The sophomore, who plans to complete a Program II curriculum in
American Studies, instead spent the summer playing.
Playing the fiddle, that is. Before coming to Duke, Coleman had
done some busking at farmers' markets around her native suburban
Chicago, playing music for spare change. She was convinced, from
that experience, that she could make some money playing--and have
a good time doing it.
And so, three or four days a week, she would hop on a yellow-line
train in Skokie, change to the red line in Evanston, and ride down
to Chicago's north side, fiddle case in hand. Most days, she would
set up on the corner of Michigan Avenue and Ohio Street, near the
city's famed Water Tower Place. On a good day, she'd make as much
as $30 an hour. On a bad day, maybe five.

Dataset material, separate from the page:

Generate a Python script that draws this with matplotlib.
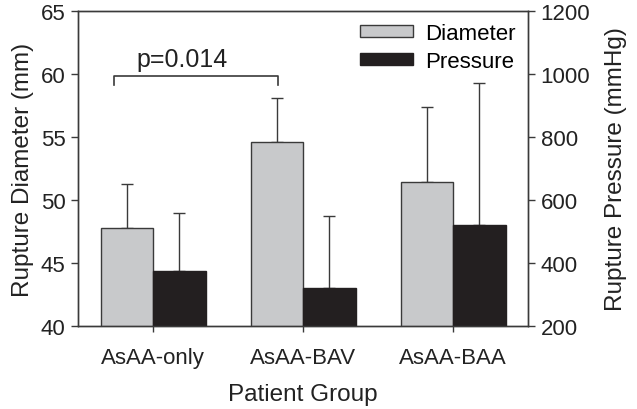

Though Coleman has, on occasion, relived those days by playing
with friends on Chapel Hill's Franklin Street, busking plays but
a small part in what has been a lifelong love of old-time music.
Since age five, Coleman has accompanied her father, also a fiddler,
to old-time music festivals around the country. She says she loved
the close-knit community and the sense of tradition inspired by
the music--an Anglo-Celtic style shaped by African influence and
developed in the Appalachian region.
But it wasn't until she was nine that she decided she wanted to
play a more active role. She tried her hand at the tambour (an
Irish drum) and the guitar before settling on the fiddle. Throughout
high school, she played regular gigs with the Chicago Barn Dance
Company and at local bars and churches.
To her, there is nothing better than playing for square dances
or getting together with friends for jam sessions that also include
discussions of the history of each song and its arrangement, as
well as regional variations of the music. The Triangle, she says,
has a thriving old-time scene, and, at Duke, amateur musicians,
including professors and graduate students, gather from time to
time at various venues on campus to give open-air performances.
The biggest event on her calendar each year is the Appalachian
String Band Music Festival--known to regulars simply as "Clifftop," after
its location in Clifftop, West Virginia. Officially, it runs Wednesday
through Sunday, but Coleman, like many of her friends and fellow
musicians from around the country, shows up Monday to enjoy more
time camping, hanging out, and playing music. The festival includes
concerts, square dancing, and crafts, as well as "lots of
jamming all over the place."
It also hosts a fiddle contest, which usually attracts about 100
fiddlers. Coleman has made it to the final round several times,
slowly inching her way from fifth, to fourth, and, last year, to
third place.
Over the years, the music has led her to spark some unlikely, and
influential, friendships. Although women are certainly present
in the old-time scene, she says that the majority of her competitors
in these events, and her musical collaborators over the years,
have been middle-aged men. She reminisces about a band she played
in during high school, called Stephie and the Boyz. "With
a 'z'--it's kind of corny, I know." She talks as though it
was just a group of teenage friends. In fact, the other band members
were three accomplished local musicians who were in their mid-forties.
"My dad always said we shared a peer group," she says. "He
blamed me, jokingly, for stealing away his friends."